**Aim of the exercise**
Retype, please, the listing from its opening line through the line that contains "const chart = echarts.init(document.getElementById('chart'));", both included, without the pictures.

---------------

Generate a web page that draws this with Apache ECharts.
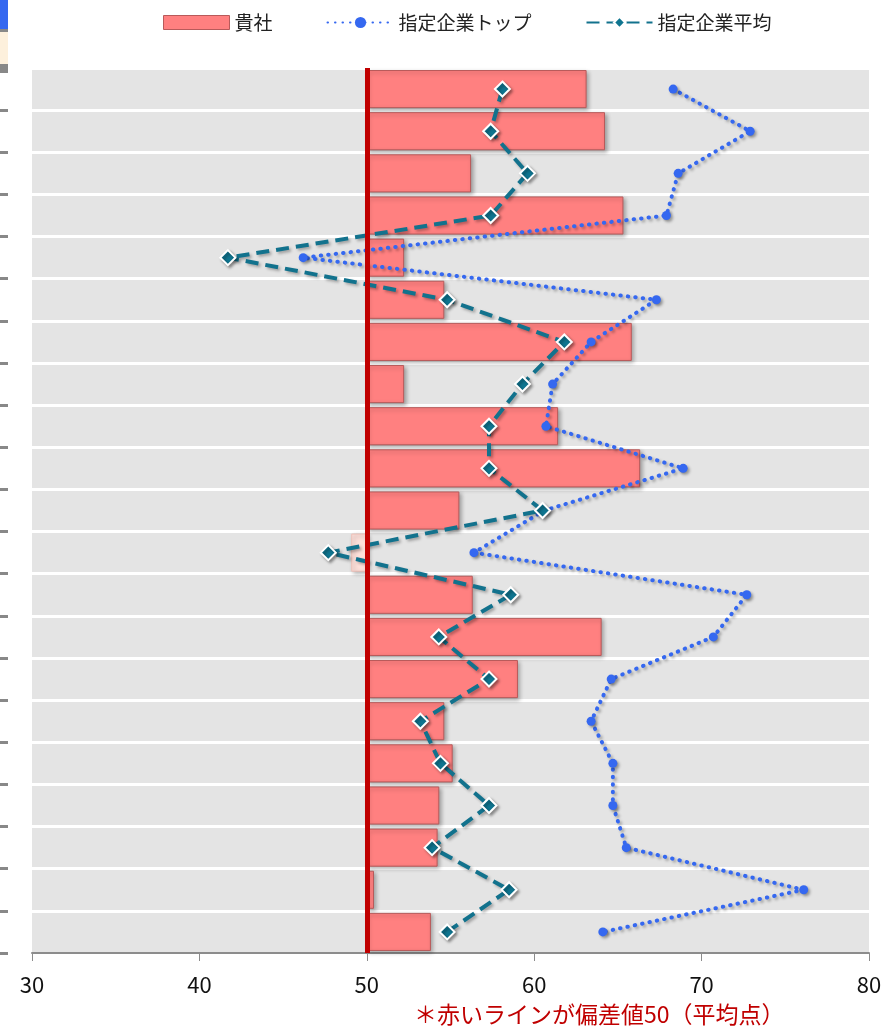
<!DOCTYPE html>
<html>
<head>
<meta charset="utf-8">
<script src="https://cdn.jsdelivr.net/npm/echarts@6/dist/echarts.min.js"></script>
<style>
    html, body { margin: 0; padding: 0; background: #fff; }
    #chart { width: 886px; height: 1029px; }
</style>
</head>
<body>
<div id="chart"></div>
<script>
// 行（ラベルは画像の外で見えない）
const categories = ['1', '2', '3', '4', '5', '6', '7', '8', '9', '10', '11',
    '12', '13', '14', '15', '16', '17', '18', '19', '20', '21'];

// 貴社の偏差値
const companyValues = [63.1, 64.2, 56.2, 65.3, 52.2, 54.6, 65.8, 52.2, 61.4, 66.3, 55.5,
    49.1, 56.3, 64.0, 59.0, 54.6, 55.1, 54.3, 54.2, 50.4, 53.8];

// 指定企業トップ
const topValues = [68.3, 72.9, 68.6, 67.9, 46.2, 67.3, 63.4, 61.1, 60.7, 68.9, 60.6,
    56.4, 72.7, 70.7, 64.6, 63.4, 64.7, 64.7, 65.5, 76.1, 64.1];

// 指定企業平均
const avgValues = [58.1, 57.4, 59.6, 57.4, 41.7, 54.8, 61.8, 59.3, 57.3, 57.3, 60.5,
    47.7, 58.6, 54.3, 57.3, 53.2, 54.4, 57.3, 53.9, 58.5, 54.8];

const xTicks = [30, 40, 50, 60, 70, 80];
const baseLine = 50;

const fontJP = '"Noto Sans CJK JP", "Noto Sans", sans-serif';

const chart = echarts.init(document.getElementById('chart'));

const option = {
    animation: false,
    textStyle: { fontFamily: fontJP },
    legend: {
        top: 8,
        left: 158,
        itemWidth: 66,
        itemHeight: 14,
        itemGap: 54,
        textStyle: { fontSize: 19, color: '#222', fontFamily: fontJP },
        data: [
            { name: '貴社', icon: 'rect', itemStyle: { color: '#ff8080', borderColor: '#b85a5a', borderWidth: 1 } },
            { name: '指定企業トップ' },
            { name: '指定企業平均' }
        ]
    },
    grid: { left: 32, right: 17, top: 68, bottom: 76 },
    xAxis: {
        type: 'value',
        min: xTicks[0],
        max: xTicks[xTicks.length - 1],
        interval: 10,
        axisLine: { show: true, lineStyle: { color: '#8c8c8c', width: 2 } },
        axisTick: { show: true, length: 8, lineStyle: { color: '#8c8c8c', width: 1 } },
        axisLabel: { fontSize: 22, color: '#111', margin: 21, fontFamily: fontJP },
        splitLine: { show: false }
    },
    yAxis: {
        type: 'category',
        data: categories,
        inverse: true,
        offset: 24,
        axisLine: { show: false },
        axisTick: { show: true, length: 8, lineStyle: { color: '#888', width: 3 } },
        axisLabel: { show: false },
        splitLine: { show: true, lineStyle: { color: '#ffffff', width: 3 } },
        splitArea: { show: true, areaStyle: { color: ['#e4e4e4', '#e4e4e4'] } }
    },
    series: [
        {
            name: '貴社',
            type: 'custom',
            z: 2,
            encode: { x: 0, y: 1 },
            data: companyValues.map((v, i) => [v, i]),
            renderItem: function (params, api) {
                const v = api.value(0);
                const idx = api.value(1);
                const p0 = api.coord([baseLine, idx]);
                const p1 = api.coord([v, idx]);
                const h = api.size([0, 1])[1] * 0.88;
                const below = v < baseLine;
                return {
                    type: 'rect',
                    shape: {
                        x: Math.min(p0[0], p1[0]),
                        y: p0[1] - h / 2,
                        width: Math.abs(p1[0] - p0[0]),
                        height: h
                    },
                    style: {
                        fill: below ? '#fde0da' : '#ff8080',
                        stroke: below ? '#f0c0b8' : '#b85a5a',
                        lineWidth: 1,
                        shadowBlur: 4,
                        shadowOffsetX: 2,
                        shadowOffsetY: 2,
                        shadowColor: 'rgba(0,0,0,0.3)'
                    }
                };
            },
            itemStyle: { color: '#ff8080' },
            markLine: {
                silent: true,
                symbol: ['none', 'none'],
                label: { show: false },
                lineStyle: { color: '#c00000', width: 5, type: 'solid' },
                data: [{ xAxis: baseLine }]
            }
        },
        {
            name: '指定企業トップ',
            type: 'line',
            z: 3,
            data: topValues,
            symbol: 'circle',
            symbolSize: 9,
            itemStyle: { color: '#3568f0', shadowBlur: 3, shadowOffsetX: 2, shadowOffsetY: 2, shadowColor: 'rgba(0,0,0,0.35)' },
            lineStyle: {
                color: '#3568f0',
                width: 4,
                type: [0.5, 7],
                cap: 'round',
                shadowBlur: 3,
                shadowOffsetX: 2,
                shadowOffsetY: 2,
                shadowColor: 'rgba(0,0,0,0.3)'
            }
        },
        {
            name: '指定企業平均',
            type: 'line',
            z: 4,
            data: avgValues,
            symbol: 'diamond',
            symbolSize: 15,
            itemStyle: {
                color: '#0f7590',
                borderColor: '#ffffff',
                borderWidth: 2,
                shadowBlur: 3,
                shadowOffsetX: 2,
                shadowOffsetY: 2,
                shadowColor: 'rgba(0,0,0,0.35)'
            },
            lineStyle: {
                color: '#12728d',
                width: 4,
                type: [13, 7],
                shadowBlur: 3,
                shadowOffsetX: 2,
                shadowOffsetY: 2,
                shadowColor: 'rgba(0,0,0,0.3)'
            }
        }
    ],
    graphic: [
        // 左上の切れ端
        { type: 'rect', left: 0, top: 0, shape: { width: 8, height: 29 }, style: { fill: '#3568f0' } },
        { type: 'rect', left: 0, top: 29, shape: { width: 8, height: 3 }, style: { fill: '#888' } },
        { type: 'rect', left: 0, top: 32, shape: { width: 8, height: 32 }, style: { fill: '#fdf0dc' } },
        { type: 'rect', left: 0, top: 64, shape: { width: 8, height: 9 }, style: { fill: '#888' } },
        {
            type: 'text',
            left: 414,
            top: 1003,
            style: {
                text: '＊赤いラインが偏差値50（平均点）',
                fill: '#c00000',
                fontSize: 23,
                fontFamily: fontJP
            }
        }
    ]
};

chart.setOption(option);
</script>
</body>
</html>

---------------

**Correct response**
Generate a web page that draws this with Apache ECharts.
<!DOCTYPE html>
<html>
<head>
<meta charset="utf-8">
<script src="https://cdn.jsdelivr.net/npm/echarts@6/dist/echarts.min.js"></script>
<style>
    html, body { margin: 0; padding: 0; background: #fff; }
    #chart { width: 886px; height: 1029px; }
</style>
</head>
<body>
<div id="chart"></div>
<script>
// 行（ラベルは画像の外で見えない）
const categories = ['1', '2', '3', '4', '5', '6', '7', '8', '9', '10', '11',
    '12', '13', '14', '15', '16', '17', '18', '19', '20', '21'];

// 貴社の偏差値
const companyValues = [63.1, 64.2, 56.2, 65.3, 52.2, 54.6, 65.8, 52.2, 61.4, 66.3, 55.5,
    49.1, 56.3, 64.0, 59.0, 54.6, 55.1, 54.3, 54.2, 50.4, 53.8];

// 指定企業トップ
const topValues = [68.3, 72.9, 68.6, 67.9, 46.2, 67.3, 63.4, 61.1, 60.7, 68.9, 60.6,
    56.4, 72.7, 70.7, 64.6, 63.4, 64.7, 64.7, 65.5, 76.1, 64.1];

// 指定企業平均
const avgValues = [58.1, 57.4, 59.6, 57.4, 41.7, 54.8, 61.8, 59.3, 57.3, 57.3, 60.5,
    47.7, 58.6, 54.3, 57.3, 53.2, 54.4, 57.3, 53.9, 58.5, 54.8];

const xTicks = [30, 40, 50, 60, 70, 80];
const baseLine = 50;

const fontJP = '"Noto Sans CJK JP", "Noto Sans", sans-serif';

const chart = echarts.init(document.getElementById('chart'));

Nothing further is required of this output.